§ Aim
From the first line of the listing below, retype each line up to and including the one with "import plotly.graph_objects as go"; pictures stay out.

§ Given information
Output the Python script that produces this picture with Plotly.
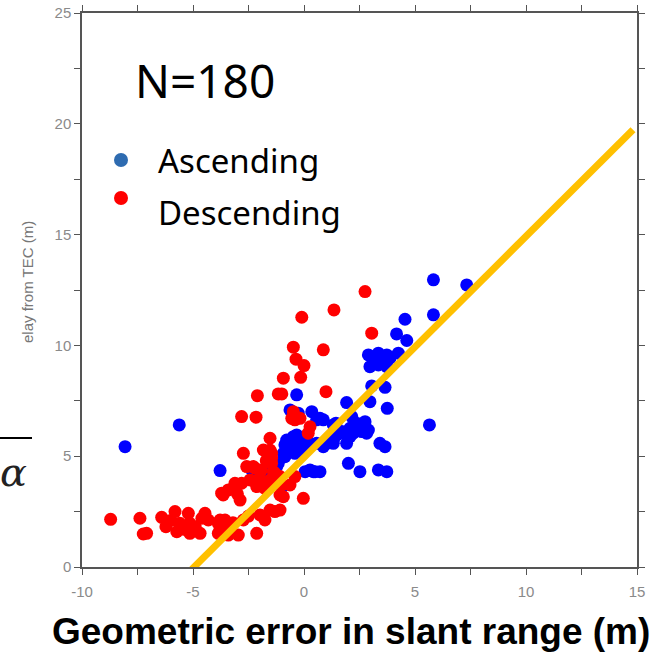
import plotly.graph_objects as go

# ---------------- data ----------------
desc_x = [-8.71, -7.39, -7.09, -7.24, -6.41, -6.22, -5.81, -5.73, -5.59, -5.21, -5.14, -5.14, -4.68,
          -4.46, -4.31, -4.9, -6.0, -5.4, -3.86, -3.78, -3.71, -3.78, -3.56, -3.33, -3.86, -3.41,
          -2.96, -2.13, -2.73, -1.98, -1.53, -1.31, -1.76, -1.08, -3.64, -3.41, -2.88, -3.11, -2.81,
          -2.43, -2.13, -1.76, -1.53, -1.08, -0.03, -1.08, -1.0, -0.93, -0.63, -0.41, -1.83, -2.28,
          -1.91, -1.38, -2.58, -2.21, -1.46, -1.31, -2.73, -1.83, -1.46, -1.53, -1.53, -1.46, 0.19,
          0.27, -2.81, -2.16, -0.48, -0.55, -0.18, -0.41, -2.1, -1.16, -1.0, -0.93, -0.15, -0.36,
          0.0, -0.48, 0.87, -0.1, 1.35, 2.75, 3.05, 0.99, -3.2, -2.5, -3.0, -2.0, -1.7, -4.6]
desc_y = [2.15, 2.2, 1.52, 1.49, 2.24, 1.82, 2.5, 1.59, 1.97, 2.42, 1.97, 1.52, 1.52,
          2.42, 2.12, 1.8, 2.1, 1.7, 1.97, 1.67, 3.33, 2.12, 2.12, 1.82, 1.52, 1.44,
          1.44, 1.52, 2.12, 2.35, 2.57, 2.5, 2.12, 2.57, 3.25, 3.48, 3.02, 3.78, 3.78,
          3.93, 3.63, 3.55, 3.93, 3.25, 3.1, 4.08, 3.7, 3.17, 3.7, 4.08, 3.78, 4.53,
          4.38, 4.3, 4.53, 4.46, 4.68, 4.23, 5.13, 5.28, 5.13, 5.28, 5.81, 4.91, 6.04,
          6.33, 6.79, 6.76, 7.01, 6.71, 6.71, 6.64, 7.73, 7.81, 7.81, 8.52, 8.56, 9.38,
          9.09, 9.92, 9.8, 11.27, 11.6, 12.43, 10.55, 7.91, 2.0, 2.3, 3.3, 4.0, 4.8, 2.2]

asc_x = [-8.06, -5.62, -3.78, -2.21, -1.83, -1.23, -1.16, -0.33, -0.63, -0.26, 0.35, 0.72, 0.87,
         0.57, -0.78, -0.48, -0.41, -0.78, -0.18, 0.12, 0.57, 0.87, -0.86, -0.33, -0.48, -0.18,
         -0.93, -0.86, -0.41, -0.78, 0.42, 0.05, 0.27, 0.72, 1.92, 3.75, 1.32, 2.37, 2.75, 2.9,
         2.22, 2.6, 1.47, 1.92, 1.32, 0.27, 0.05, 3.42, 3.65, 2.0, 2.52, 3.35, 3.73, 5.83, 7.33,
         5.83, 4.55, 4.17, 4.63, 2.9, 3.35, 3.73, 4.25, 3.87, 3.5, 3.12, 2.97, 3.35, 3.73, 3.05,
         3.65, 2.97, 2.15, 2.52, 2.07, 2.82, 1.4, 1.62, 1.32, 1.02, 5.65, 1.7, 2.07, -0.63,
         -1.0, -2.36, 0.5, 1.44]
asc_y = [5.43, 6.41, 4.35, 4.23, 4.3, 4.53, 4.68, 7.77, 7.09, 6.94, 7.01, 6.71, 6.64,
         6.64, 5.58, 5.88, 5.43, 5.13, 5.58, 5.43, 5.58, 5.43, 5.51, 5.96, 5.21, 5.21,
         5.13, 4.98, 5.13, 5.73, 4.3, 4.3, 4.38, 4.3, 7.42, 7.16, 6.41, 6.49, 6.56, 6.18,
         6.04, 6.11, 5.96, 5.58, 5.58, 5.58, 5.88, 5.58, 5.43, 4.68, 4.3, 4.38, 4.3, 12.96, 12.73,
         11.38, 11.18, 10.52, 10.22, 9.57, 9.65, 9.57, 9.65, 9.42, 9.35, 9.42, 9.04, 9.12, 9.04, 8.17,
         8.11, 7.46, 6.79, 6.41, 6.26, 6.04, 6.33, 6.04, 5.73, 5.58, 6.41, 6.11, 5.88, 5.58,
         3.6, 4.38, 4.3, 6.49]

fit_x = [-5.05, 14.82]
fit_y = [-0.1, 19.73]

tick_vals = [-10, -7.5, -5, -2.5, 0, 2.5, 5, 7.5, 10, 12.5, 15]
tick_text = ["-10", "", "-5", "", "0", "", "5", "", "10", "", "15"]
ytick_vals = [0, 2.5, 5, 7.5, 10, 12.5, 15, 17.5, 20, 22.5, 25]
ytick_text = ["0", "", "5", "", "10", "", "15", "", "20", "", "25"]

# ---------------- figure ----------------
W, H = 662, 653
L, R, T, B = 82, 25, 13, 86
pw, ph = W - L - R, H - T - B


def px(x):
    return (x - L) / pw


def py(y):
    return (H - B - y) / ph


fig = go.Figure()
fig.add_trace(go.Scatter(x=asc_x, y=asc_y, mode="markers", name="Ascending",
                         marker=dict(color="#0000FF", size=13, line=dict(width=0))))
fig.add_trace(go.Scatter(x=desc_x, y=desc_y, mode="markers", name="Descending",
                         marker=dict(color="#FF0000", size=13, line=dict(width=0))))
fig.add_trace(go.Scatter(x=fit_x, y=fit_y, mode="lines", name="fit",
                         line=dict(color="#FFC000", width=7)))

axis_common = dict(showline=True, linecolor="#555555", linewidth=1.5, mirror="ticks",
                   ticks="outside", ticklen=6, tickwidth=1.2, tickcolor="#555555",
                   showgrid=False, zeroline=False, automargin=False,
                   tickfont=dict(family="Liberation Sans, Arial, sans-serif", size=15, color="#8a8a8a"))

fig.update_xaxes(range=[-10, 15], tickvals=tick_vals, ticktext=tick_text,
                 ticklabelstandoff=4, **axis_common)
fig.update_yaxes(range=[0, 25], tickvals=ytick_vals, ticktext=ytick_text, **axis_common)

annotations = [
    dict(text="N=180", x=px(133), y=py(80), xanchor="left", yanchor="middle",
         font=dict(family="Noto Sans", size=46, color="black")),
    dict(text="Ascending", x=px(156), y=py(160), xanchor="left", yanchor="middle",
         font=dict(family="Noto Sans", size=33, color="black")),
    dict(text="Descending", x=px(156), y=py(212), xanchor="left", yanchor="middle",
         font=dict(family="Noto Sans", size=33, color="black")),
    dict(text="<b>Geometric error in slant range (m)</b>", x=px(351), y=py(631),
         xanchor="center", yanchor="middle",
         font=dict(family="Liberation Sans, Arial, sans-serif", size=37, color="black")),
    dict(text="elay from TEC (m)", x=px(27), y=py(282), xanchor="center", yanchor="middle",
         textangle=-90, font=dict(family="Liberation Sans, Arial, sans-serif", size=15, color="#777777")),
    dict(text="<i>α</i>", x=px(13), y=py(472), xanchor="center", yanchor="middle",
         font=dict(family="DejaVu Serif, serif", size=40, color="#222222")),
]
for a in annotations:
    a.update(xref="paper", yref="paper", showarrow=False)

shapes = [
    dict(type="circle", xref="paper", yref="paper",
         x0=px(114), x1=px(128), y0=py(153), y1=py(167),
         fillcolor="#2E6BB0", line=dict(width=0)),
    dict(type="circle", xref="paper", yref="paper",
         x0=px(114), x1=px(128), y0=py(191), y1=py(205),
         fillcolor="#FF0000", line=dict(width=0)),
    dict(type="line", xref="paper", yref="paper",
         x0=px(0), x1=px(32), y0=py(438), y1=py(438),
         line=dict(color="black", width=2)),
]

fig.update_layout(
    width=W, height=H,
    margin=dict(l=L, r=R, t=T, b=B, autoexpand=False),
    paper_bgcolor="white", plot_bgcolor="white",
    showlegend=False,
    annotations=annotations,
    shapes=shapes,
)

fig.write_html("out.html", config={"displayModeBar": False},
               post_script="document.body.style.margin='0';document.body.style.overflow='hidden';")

§ Written solution
Output the Python script that produces this picture with Plotly.
import plotly.graph_objects as go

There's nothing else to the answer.